Of the sixteen Jameson Butter Pecan wedges I sliced, three went to a friend, and I think there are maybe five? left in the Pyrex container I stuck them in…And I know the bambino hasn’t eaten any, nor has Jay.
What can I say? I love the combination of flour, butter and sugar, and when you add in whiskey, well, that just puts it over the top!
I will note that the whiskey flavoring is very slight, so these aren’t drunken shortbread cookies. It adds a mild sweetness that wouldn’t otherwise be there, even with using dark brown sugar.

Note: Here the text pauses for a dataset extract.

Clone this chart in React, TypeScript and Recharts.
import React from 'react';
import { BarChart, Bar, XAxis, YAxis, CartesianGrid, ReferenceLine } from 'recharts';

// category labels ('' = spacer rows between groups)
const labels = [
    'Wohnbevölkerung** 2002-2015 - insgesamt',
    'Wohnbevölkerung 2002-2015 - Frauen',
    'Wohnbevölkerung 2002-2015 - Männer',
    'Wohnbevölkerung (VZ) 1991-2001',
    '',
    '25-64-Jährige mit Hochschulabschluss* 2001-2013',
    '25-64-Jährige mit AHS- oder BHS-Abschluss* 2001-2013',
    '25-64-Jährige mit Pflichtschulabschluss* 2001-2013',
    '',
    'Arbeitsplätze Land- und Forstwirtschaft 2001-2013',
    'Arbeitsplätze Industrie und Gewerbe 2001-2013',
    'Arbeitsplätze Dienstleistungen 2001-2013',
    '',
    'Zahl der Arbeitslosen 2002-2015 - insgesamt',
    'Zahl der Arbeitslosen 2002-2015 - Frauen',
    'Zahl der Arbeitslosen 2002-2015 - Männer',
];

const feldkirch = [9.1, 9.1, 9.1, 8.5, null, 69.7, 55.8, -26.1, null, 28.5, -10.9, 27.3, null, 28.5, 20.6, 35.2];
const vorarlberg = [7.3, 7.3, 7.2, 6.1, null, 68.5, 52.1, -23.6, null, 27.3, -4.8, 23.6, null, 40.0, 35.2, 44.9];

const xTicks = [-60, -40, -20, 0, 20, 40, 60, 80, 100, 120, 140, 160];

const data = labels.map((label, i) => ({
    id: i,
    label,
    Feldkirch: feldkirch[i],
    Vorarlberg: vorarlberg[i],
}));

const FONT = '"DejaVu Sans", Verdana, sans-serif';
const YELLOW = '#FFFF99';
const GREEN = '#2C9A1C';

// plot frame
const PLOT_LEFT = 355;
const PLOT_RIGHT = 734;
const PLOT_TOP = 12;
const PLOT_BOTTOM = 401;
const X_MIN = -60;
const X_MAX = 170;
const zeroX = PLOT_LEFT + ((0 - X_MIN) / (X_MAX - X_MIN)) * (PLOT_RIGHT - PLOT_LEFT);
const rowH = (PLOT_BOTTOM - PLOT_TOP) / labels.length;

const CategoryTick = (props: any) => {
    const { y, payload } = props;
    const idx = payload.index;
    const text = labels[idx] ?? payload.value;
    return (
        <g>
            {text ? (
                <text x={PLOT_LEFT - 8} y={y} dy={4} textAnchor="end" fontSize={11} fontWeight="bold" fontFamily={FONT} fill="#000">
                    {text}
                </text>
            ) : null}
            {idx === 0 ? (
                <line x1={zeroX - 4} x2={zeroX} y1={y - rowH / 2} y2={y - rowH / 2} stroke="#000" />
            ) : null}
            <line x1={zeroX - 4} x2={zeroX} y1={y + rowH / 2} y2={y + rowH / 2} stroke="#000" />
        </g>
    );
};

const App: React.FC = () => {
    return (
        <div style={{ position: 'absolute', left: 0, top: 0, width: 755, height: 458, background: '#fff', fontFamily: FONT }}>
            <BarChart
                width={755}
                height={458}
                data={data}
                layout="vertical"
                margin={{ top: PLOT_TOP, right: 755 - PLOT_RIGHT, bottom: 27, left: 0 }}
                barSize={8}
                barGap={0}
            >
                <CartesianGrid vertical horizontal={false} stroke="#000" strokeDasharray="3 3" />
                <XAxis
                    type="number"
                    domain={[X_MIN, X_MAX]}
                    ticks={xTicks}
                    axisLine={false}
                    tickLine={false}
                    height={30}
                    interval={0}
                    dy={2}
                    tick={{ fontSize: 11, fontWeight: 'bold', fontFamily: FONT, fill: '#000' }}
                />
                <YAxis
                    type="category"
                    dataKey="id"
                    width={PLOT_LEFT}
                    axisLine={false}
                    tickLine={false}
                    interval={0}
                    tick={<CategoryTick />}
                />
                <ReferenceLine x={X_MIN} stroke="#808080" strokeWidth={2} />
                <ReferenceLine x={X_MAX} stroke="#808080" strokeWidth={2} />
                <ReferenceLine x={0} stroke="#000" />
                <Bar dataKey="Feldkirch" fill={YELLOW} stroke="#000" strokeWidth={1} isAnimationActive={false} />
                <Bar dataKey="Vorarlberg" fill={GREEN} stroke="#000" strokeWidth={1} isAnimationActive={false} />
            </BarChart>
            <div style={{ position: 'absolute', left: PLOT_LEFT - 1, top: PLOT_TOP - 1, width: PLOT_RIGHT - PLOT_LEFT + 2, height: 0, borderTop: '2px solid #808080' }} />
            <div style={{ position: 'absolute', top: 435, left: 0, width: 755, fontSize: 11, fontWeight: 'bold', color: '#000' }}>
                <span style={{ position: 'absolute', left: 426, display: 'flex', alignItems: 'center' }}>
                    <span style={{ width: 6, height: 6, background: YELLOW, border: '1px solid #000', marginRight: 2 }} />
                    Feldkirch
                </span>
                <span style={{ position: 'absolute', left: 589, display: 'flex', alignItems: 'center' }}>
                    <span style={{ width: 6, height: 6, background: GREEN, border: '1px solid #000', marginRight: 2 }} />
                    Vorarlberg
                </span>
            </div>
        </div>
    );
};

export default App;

- 1 1/4 C all-purpose flour
- 3 Tbsp. dark brown sugar
- 1/2 C (1 stick) unsalted butter
- 2 Tbsp. pecan pieces
- 1 1/2 Tbsp. Jameson Whiskey
Preheat the oven to 325 degrees F. In a medium mixing bowl, whisk together the flour and brown sugar. With a pastry cutter, cut in the butter, until the mixture resembles wet sand. Add the pecan pieces and the Jameson.
With clean hands, begin kneading the dough in the bowl (it will be VERY wet and sticky). Once it is combined and holds together, place the dough on an ungreased baking sheet. Pat it out into a disc, about 1/4-inch thick, and about 7 or 8 inches in diameter. Flute edges as desired. Cut into 16 wedges.
Bake for 25-30 minutes, or until the wedges have puffed up somewhat and the bottom and sides are light golden brown.
Cool on the baking sheet for 5 minutes, re-cutting the wedges if necessary. Carefully move to a wire rack to cool completely.